From the report [5]:
The survey’s broadest measure of manufacturing conditions, the diffusion index of current activity, was 1.3, just slightly lower than the reading of 2.0 in March (see Chart). The number of firms reporting increased activity this month (22 percent) edged out those reporting decreased activity (21 percent). The demand for manufactured goods remained weak, with the current new orders index declining from 0.5 to -1.0. The shipments index showed continued improvement, however: The index remained positive and edged six points higher, to 9.1, its highest reading in four months. Nearly 28 percent of the firms reported an increase in shipments; 19 percent reported a decrease.

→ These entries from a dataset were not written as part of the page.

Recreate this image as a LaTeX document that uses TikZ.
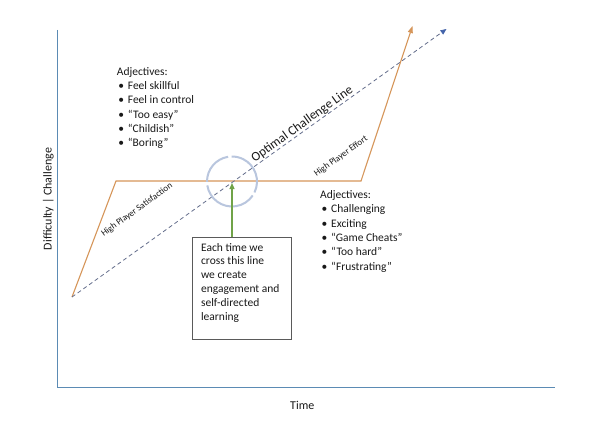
\documentclass[tikz,border=0pt]{standalone}
\usepackage{fontspec}
\setmainfont{Carlito}
\usetikzlibrary{arrows.meta}
\definecolor{axisblue}{RGB}{91,139,180}
\definecolor{curveorange}{RGB}{214,150,90}
\definecolor{dashgrey}{RGB}{100,110,140}
\definecolor{tipblue}{RGB}{68,100,170}
\definecolor{ringblue}{RGB}{185,198,222}
\definecolor{pointgreen}{RGB}{112,163,72}
\definecolor{boxgrey}{RGB}{90,90,90}
\definecolor{textgrey}{RGB}{25,25,25}
\tikzset{
  axisline/.style={line width=1.5pt, axisblue},
  pathline/.style={-{Triangle[length=7pt, width=5pt]}, line width=1.1pt, curveorange},
  optline/.style={-{Triangle[length=6pt, width=5pt, color=tipblue]}, line width=0.8pt, dashgrey, dash pattern=on 4pt off 3pt},
  ringarc/.style={line width=2pt, ringblue},
  pointarrow/.style={-{Triangle[length=6pt, width=5pt]}, line width=1.2pt, pointgreen},
  notebox/.style={draw=boxgrey, line width=0.8pt, anchor=north west, inner xsep=9pt, inner ysep=6pt, font=\fontsize{11.5}{13.8}\selectfont},
  adjlist/.style={anchor=north west, inner sep=0pt, align=left, font=\fontsize{11.5}{14.3}\selectfont},
  pathlabel/.style={font=\fontsize{9}{10}\selectfont, rotate=35.7, inner sep=0pt},
  axislabel/.style={font=\fontsize{12}{14}\selectfont}
}
\newcommand{\adjbul}{\makebox[11pt][l]{\hspace{1.5pt}•}}

\begin{document}
\begin{tikzpicture}[x=1pt, y=-1pt, every node/.style={text=textgrey}]
  \useasboundingbox[fill=white] (0,0) rectangle (602,425);
  \coordinate (origin) at (57.5,387.5);
  \coordinate (ytop) at (57.5,30);
  \coordinate (xend) at (555,387.5);
  \coordinate (start) at (72,297);
  \coordinate (knee1) at (116,181);
  \coordinate (knee2) at (361,181);
  \coordinate (hitip) at (412.5,26);
  \coordinate (optip) at (446.5,29);
  \coordinate (cross) at (232,181.5);

  % axes
  \draw[axisline] (ytop) -- (origin) -- (xend);
  \node[axislabel, rotate=90] (ylab) at (48.3,199) {Difficulty | Challenge};
  \node[axislabel] (xlab) at (302.3,405) {Time};

  % player curve and optimal line
  \draw[pathline] (start) -- (knee1) -- (knee2) -- (hitip);
  \draw[optline] (start) -- node[pos=0.625, sloped, above, inner sep=0.5pt, font=\fontsize{13}{15}\selectfont] (optlabel) {Optimal Challenge Line} (optip);
  \node[pathlabel] (satlabel) at (137,210) {High Player Satisfaction};
  \node[pathlabel] (effortlabel) at (341,156.5) {High Player Effort};

  % ring round the crossing
  \foreach \a/\b in {99/181, 189/326, 334/451}
    \draw[ringarc] ([shift={(-\a:25)}]cross) arc[start angle=-\a, end angle=-\b, radius=25];

  \node[notebox] (note) at (191.7,236.7) {\begin{minipage}[t][90.6pt][t]{81.3pt}Each time we\\cross this line\\we create\\engagement and\\self-directed\\learning\end{minipage}};
  \draw[pointarrow, shorten >=1.5pt] (note.north -| cross) -- (cross);

  \node[adjlist] (easylist) at (116.7,67.2) {Adjectives:\\\adjbul Feel skillful\\\adjbul Feel in control\\\adjbul “Too easy”\\\adjbul “Childish”\\\adjbul “Boring”};
  \node[adjlist] (hardlist) at (320,190.5) {Adjectives:\\\adjbul Challenging\\\adjbul Exciting\\\adjbul “Game Cheats”\\\adjbul “Too hard”\\\adjbul “Frustrating”};
\end{tikzpicture}
\end{document}
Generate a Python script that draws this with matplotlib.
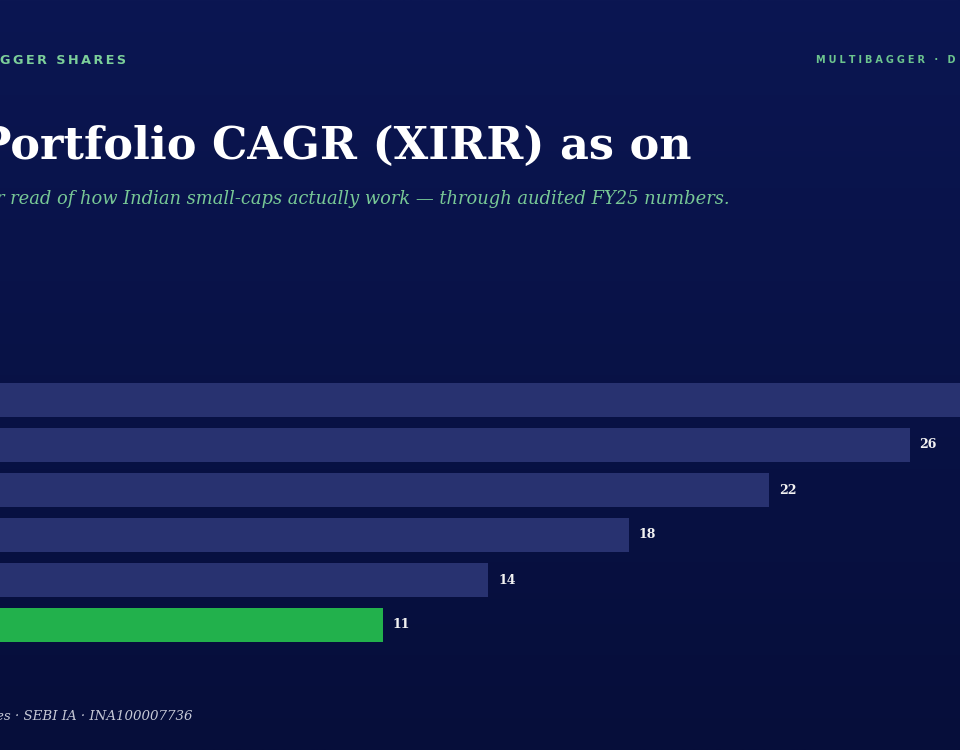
import numpy as np
import matplotlib.pyplot as plt

# CAGR values, top bar to bottom bar (top one runs past the frame)
values = [30, 26, 22, 18, 14, 11]
bar_colors = ['#283270', '#283270', '#283270', '#283270', '#283270', '#22b14c']
value_labels = ['30', '26', '22', '18', '14', '11']

kicker = 'GGER SHARES'
brand = 'MULTIBAGGER · D'
title = 'Portfolio CAGR (XIRR) as on'
subtitle = 'r read of how Indian small-caps actually work \u2014 through audited FY25 numbers.'
footer = 'es · SEBI IA · INA100007736'


def spaced(s, gap='\u2009'):
    return gap.join(s)


fig = plt.figure(figsize=(9.6, 7.5), dpi=100)

# background gradient
bg = fig.add_axes([0, 0, 1, 1])
top = np.array([11, 22, 82]) / 255
bot = np.array([6, 14, 58]) / 255
t = np.linspace(0, 1, 256)[:, None]
grad = top + (bot - top) * t
bg.imshow(grad[:, None, :].repeat(2, axis=1), aspect='auto', extent=[0, 1, 0, 1])
bg.set_axis_off()

xmax = 27.43
ax = fig.add_axes([0, 1 - 647.5 / 750, 1, 270 / 750])
ax.set_facecolor('none')
ypos = np.arange(len(values))
ax.barh(ypos, values, height=0.756, color=bar_colors)
for y, v, lab in zip(ypos, values, value_labels):
    if v + 1.2 > xmax:
        continue  # label would sit outside the frame
    ax.text(v + 0.28, y, lab, va='center', ha='left', color='#f2f2f2',
            fontsize=9, fontweight='bold', family='DejaVu Serif')
ax.set_xlim(0.1, xmax)
ax.set_ylim(len(values) - 0.5, -0.5)
ax.set_axis_off()

fig.text(0.0, 1 - 61 / 750, spaced(kicker), color='#7ccf9a', fontsize=9.2,
         fontweight='bold', va='center', ha='left', family='DejaVu Sans')
fig.text(816 / 960, 1 - 60 / 750, spaced(brand, '\u2009\u200a'), color='#6cc48e', fontsize=7,
         fontweight='bold', va='center', ha='left', family='DejaVu Sans')
fig.text(-22 / 960, 1 - 146 / 750, title, color='white', fontsize=32,
         fontweight='bold', va='center', ha='left', family='DejaVu Serif')
fig.text(-4 / 960, 1 - 199 / 750, subtitle, color='#78c896', fontsize=12.9,
         style='italic', va='center', ha='left', family='DejaVu Serif')
fig.text(-4 / 960, 1 - 717 / 750, footer, color='#c5c8d6', fontsize=9.6,
         style='italic', va='center', ha='left', family='DejaVu Serif')

fig.savefig('out.png', dpi=100)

Firms reported a notable decrease in inventories this month: The current inventories index fell from zero to -22.2. Labor market conditions showed continued signs of weakness, with indexes suggesting lower employment overall. The employment index decreased from 2.7 in March to -6.8 this month, its first negative reading in three months. The percentage of firms reporting employment decreases (17 percent) exceeded the percentage reporting increases (10 percent). The workweek index remained negative for the fourth consecutive month.